Andrej Zeyfang will auch das Argument nicht gelten lassen, wonach die Tests für Senioren unbedingt aufwendig sein müssen. "Alle fünf Jahre einen umfangreichen Check vorzunehmen wäre nicht sinnvoll", sagt der Chefarzt. Stattdessen empfiehlt er eine jährliche, aber kurze Untersuchung. Dabei könnten in 30 Minuten die wichtigsten Bereiche abgeklopft werden:

  • Eine Überprüfung der kognitiven Fähigkeiten - also die Wahrnehmung von Informationen und Schlüsse und Reaktionen daraus. "Zum Beispiel durch den sogenannten Geldzähltest", sagt Zeyfang. Dabei bekommt die Testperson eine Geldbörse mit einem Inhalt von unter zehn Euro in Münzen - von Zwei-Euro- bis zu 20-Cent-Stücken. Innerhalb von 45 Sekunden muss die Person dabei in der Lage sein, den Betrag richtig gezählt zu haben.
  • Eine Untersuchung auf Krankheiten wie Demenz, Diabetes oder Herzschwäche.
  • Ein Mobilitätstest - zum Beispiel, ob keine Beschwerden bei der Halswirbelsäule vorliegen und der Fahrer den Kopf wenden kann, um den Verkehr zu beobachten.

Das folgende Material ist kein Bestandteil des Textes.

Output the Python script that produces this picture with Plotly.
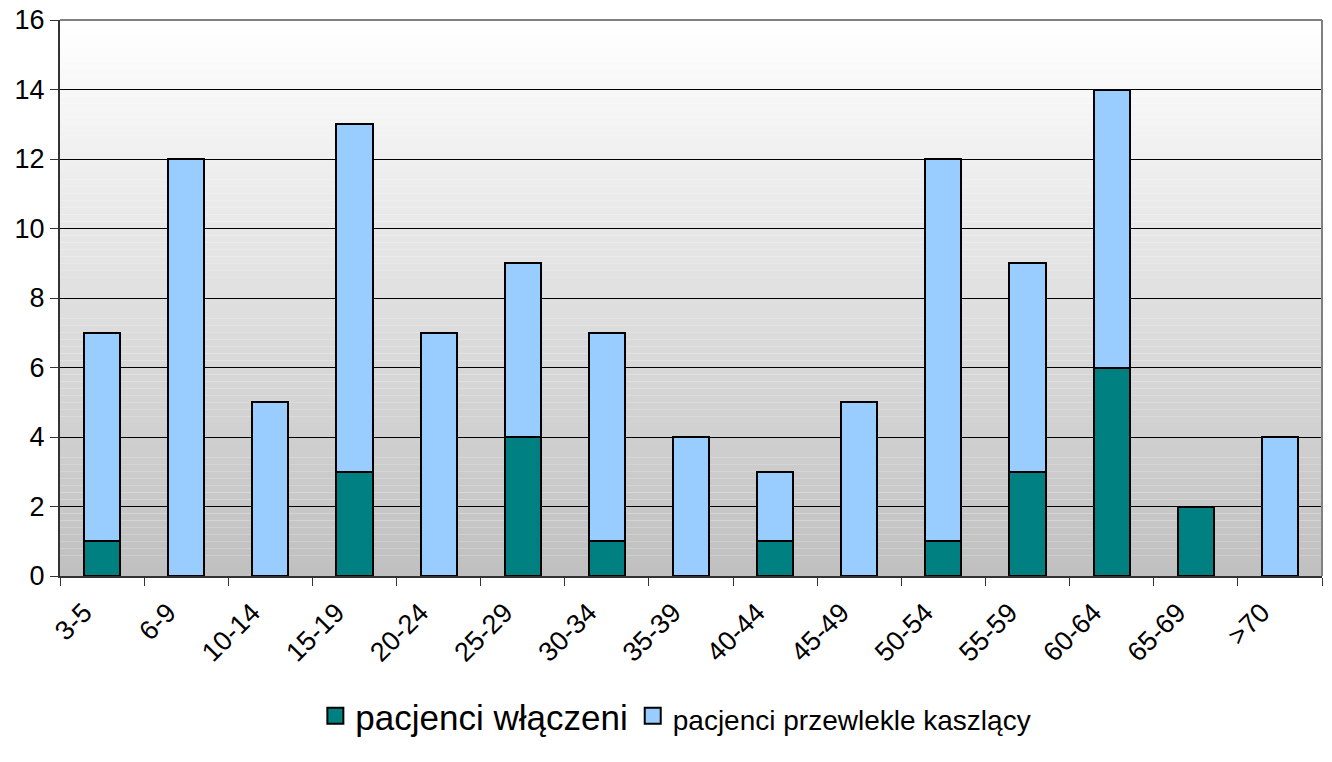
import plotly.graph_objects as go

categories = ["3-5", "6-9", "10-14", "15-19", "20-24", "25-29", "30-34", "35-39",
              "40-44", "45-49", "50-54", "55-59", "60-64", "65-69", ">70"]
wlaczeni = [1, 0, 0, 3, 0, 4, 1, 0, 1, 0, 1, 3, 6, 2, 0]
kaszlacy = [6, 12, 5, 10, 7, 5, 6, 4, 2, 5, 11, 6, 8, 0, 4]
series_names = ["pacjenci włączeni", "pacjenci przewlekle kaszlący"]
y_ticks = [0, 2, 4, 6, 8, 10, 12, 14, 16]

TEAL = "#008080"
LIGHT = "#99CCFF"

fig = go.Figure()
fig.add_trace(go.Bar(
    x=categories, y=wlaczeni, name=series_names[0], showlegend=False,
    marker=dict(color=TEAL, line=dict(color="#000000", width=2)),
))
fig.add_trace(go.Bar(
    x=categories, y=kaszlacy, name=series_names[1], showlegend=False,
    marker=dict(color=LIGHT, line=dict(color="#000000", width=2)),
))
# legend entries (larger square swatches)
fig.add_trace(go.Scatter(
    x=[None], y=[None], mode="markers", name=series_names[0],
    marker=dict(symbol="square", size=18, color=TEAL, line=dict(color="#000000", width=2)),
))
fig.add_trace(go.Scatter(
    x=[None], y=[None], mode="markers",
    name=f"<span style='font-size:28px'>{series_names[1]}</span>",
    marker=dict(symbol="square", size=18, color=LIGHT, line=dict(color="#000000", width=2)),
))

# gradient background for plot area
n = 80
shapes = []
for i in range(n):
    t = i / (n - 1)
    v = int(round(255 - (255 - 192) * t))
    shapes.append(dict(type="rect", xref="paper", yref="paper",
                       x0=0, x1=1, y0=1 - (i + 1) / n, y1=1 - i / n,
                       fillcolor=f"rgb({v},{v},{v})", line=dict(width=0),
                       layer="below"))
# gray top/right border
shapes.append(dict(type="line", xref="paper", yref="paper", x0=0, x1=1, y0=1, y1=1,
                   line=dict(color="#808080", width=2), layer="above"))
shapes.append(dict(type="line", xref="paper", yref="paper", x0=1, x1=1, y0=0, y1=1,
                   line=dict(color="#808080", width=2), layer="above"))

fig.update_layout(
    width=1332, height=762,
    margin=dict(l=60, r=10, t=20, b=186),
    paper_bgcolor="white", plot_bgcolor="rgba(0,0,0,0)",
    barmode="stack", bargap=0.57,
    font=dict(family="Liberation Sans, Arial, sans-serif", color="#000000"),
    shapes=shapes,
    showlegend=True,
    legend=dict(orientation="h", x=0.488, xanchor="center", y=-0.252, yanchor="middle",
                traceorder="normal", font=dict(size=35), itemwidth=30,
                itemsizing="trace", bgcolor="rgba(0,0,0,0)"),
    xaxis=dict(
        tickangle=-45, tickfont=dict(size=27), tickson="boundaries",
        ticks="outside", ticklen=8, tickcolor="#333333", automargin=False,
        ticklabeloverflow="allow", ticklabelshift=-18, ticklabelstandoff=8,
        showline=True, linecolor="#333333", linewidth=2, showgrid=False,
    ),
    yaxis=dict(
        range=[0, 16], tickvals=y_ticks, tickfont=dict(size=27),
        ticks="outside", ticklen=8, tickcolor="#333333", automargin=False,
        ticklabeloverflow="allow",
        showline=True, linecolor="#333333", linewidth=2,
        showgrid=True, gridcolor="#000000", gridwidth=1, zeroline=False,
    ),
)

fig.write_html("out.html", config={"displayModeBar": False},
               post_script="document.body.style.margin='0';")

Schneidet die Testperson bei der Untersuchung schlecht ab, sollte sie eine Probefahrstunde mit einem Fahrlehrer absolvieren. "Meine Erfahrung ist, dass nach diesen Fahrten ungefähr die Hälfte die Empfehlung bekommt, den Führerschein abzugeben - und dem auch bereitwillig nachkommt, obwohl es ein Einschnitt der Mobilität bedeutet", sagt Zeyfang.

Mehr Schutz durch die Tests - für alle

Zumindest in Deutschland aber steht Zeyfang mit seinen Vorschlägen ziemlich alleine da. Denn in vielen anderen europäischen Ländern ist eine solche Überprüfung längst gang und gäbe. In den Niederlanden müssen Autofahrer ab 70 alle fünf Jahre zum Gesundheitscheck, die Schweden und Briten alle drei Jahre. In Spanien gelten noch härtere Regeln: Ab 45 müssen Autofahrer dort alle zehn Jahre einen Hör- und Sehtest absolvieren, ab 70 alle zwei.

Nur in Deutschland trauen sich Politik und Verbände diese Maßnahmen nicht zu - vermutlich vor allem wegen des Unmuts, den sie sich in dieser ja zahlenmäßig stark vertretenen Bevölkerungsgruppe zuziehen würde.

Beide, der ADAC und das Bundesverkehrsministerium, teilen die Überzeugung, dass "ältere Kraftfahrer ihre mit dem Alter einhergehenden Leistungsbeeinträchtigungen kompensieren können." Mangelnde Reaktionsschnelligkeit und nachlassende Seh- und Hörfähigkeiten würden sie durch Erfahrung wettmachen.

"Wer schlecht sieht, fährt langsamer", so kann man diese Haltung auch zusammenfassen. Wer so argumentiert, ist aber in puncto Verkehrssicherheit auf einem Auge blind. Und damit ist niemandem geholfen, auch nicht den älteren Menschen, die sich eigentlich nicht mehr hinter das Steuer setzten sollten. Schließlich geht es auch darum, sie zu schützen.